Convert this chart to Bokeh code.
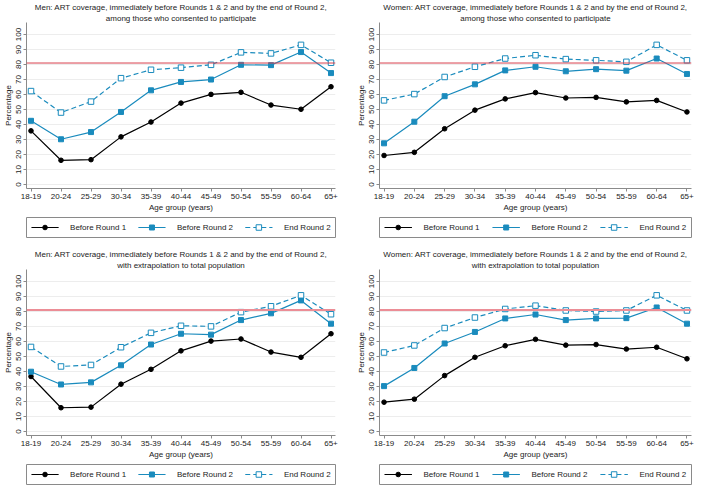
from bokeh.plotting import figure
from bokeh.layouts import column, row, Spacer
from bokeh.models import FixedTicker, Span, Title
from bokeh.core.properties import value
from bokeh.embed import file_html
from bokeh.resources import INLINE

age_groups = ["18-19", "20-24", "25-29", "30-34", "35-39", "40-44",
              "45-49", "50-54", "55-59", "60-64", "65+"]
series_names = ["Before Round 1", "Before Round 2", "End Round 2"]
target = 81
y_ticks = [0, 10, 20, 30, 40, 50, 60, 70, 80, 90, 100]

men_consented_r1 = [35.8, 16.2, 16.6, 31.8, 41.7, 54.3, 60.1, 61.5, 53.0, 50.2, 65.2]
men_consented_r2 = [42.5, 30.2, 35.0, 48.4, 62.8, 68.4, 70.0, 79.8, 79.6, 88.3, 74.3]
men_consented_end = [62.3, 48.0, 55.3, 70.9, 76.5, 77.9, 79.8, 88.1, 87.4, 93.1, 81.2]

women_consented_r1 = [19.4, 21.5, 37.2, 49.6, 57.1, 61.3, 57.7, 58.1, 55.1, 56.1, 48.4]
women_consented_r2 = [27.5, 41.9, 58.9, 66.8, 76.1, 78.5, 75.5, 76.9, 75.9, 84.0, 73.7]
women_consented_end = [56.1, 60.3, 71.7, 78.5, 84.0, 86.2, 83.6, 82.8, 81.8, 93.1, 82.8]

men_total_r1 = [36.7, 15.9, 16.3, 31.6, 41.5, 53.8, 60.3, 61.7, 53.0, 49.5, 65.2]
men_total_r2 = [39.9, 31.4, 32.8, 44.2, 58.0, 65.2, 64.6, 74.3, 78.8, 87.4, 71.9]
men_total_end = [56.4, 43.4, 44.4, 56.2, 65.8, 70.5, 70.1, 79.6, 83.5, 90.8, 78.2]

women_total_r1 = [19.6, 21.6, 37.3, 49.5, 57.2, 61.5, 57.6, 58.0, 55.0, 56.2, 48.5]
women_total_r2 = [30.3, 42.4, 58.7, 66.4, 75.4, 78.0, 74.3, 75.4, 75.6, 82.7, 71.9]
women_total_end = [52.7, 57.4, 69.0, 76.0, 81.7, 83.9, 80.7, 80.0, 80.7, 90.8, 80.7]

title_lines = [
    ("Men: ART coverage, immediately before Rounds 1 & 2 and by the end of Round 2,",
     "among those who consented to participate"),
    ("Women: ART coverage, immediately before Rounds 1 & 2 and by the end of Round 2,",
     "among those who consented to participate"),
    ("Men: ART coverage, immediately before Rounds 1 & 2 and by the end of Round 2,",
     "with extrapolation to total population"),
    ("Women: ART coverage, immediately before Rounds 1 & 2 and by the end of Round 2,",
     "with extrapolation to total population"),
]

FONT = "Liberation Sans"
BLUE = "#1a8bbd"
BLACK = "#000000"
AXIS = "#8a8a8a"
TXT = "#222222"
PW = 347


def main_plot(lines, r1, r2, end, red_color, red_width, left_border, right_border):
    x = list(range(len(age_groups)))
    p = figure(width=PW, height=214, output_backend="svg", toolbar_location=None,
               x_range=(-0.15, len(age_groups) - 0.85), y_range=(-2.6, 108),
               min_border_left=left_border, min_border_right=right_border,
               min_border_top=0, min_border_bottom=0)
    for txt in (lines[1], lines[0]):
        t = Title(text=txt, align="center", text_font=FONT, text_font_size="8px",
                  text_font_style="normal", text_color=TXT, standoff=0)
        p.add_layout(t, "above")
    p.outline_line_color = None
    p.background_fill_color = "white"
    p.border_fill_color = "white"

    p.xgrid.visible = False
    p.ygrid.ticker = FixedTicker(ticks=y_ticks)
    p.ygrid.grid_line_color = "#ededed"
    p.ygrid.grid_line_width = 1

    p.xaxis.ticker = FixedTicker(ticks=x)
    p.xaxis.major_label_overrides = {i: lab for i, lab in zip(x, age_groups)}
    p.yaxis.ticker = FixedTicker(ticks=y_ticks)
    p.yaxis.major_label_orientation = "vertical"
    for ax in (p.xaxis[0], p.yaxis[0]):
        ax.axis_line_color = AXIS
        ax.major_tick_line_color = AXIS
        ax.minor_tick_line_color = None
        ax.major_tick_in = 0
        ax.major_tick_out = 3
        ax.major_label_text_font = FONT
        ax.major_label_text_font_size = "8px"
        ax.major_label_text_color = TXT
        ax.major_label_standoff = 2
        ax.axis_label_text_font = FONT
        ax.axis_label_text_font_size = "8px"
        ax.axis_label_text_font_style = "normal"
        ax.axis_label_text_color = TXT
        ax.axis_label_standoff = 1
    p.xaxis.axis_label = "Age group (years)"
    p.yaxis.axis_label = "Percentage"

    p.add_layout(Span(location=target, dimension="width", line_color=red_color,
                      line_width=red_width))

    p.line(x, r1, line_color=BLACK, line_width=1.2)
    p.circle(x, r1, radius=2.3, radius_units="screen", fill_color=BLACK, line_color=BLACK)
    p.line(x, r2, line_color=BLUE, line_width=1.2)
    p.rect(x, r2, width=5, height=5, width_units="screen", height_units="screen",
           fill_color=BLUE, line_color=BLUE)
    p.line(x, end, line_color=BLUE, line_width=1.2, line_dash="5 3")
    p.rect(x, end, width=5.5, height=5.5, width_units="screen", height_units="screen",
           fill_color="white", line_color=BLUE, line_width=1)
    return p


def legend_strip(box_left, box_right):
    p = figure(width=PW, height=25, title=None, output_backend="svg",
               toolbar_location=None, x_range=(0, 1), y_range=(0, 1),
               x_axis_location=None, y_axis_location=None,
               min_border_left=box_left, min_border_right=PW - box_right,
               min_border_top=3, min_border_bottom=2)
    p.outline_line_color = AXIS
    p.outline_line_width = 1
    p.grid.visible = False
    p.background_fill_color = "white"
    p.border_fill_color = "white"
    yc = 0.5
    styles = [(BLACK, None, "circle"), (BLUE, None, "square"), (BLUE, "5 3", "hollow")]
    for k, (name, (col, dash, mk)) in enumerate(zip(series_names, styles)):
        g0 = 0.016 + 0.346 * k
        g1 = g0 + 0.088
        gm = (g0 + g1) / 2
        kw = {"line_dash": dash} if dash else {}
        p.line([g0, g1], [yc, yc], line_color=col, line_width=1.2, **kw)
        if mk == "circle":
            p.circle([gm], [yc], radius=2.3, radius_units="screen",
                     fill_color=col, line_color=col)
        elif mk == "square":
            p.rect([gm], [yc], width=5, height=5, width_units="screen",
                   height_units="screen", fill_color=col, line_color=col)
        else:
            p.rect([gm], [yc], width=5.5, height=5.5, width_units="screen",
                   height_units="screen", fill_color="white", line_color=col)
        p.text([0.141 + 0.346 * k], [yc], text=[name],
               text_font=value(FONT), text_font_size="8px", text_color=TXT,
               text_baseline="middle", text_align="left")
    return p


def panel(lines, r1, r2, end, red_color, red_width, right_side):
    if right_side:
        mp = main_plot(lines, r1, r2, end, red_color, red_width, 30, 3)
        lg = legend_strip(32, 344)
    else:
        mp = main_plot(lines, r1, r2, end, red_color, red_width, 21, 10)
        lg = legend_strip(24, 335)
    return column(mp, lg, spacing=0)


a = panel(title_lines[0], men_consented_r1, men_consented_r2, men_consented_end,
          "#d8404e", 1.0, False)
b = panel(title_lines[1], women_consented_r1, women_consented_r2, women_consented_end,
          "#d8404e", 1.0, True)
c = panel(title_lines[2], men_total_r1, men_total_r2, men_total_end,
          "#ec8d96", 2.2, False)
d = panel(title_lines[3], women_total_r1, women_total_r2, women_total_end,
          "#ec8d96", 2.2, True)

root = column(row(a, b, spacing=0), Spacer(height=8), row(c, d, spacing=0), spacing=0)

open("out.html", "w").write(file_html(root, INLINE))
--
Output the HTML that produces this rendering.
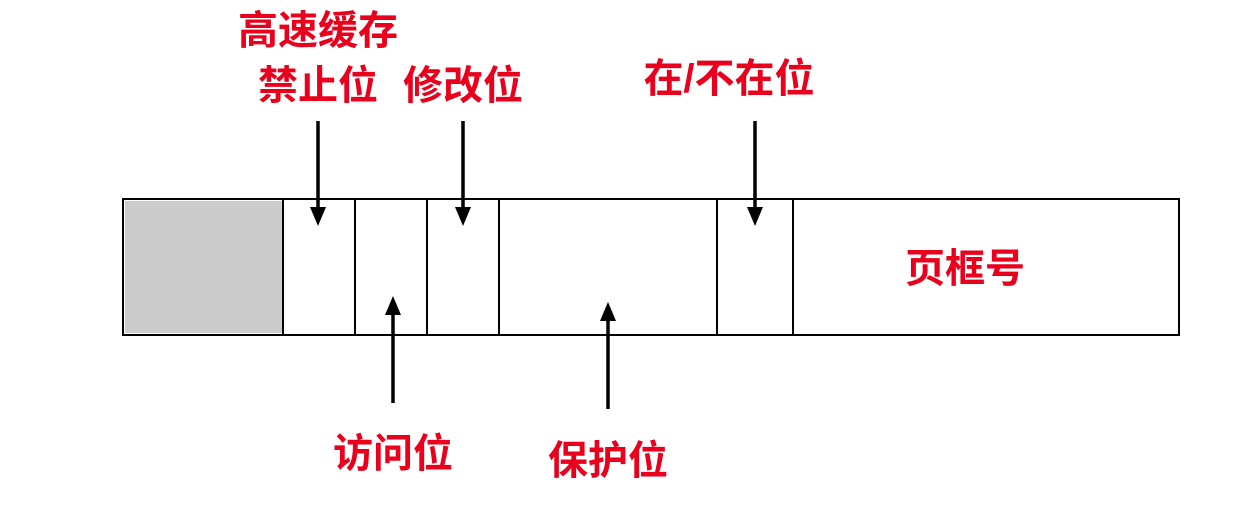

Required task:
Only the lines between the one with "Convert this chart to Bokeh code." and the one with "80, 90, 100]", those two included, get copied from the material above. Keep it exact and free of pictures.

Answer to the exercise:
Convert this chart to Bokeh code.
from bokeh.plotting import figure
from bokeh.layouts import column, row, Spacer
from bokeh.models import FixedTicker, Span, Title
from bokeh.core.properties import value
from bokeh.embed import file_html
from bokeh.resources import INLINE

age_groups = ["18-19", "20-24", "25-29", "30-34", "35-39", "40-44",
              "45-49", "50-54", "55-59", "60-64", "65+"]
series_names = ["Before Round 1", "Before Round 2", "End Round 2"]
target = 81
y_ticks = [0, 10, 20, 30, 40, 50, 60, 70, 80, 90, 100]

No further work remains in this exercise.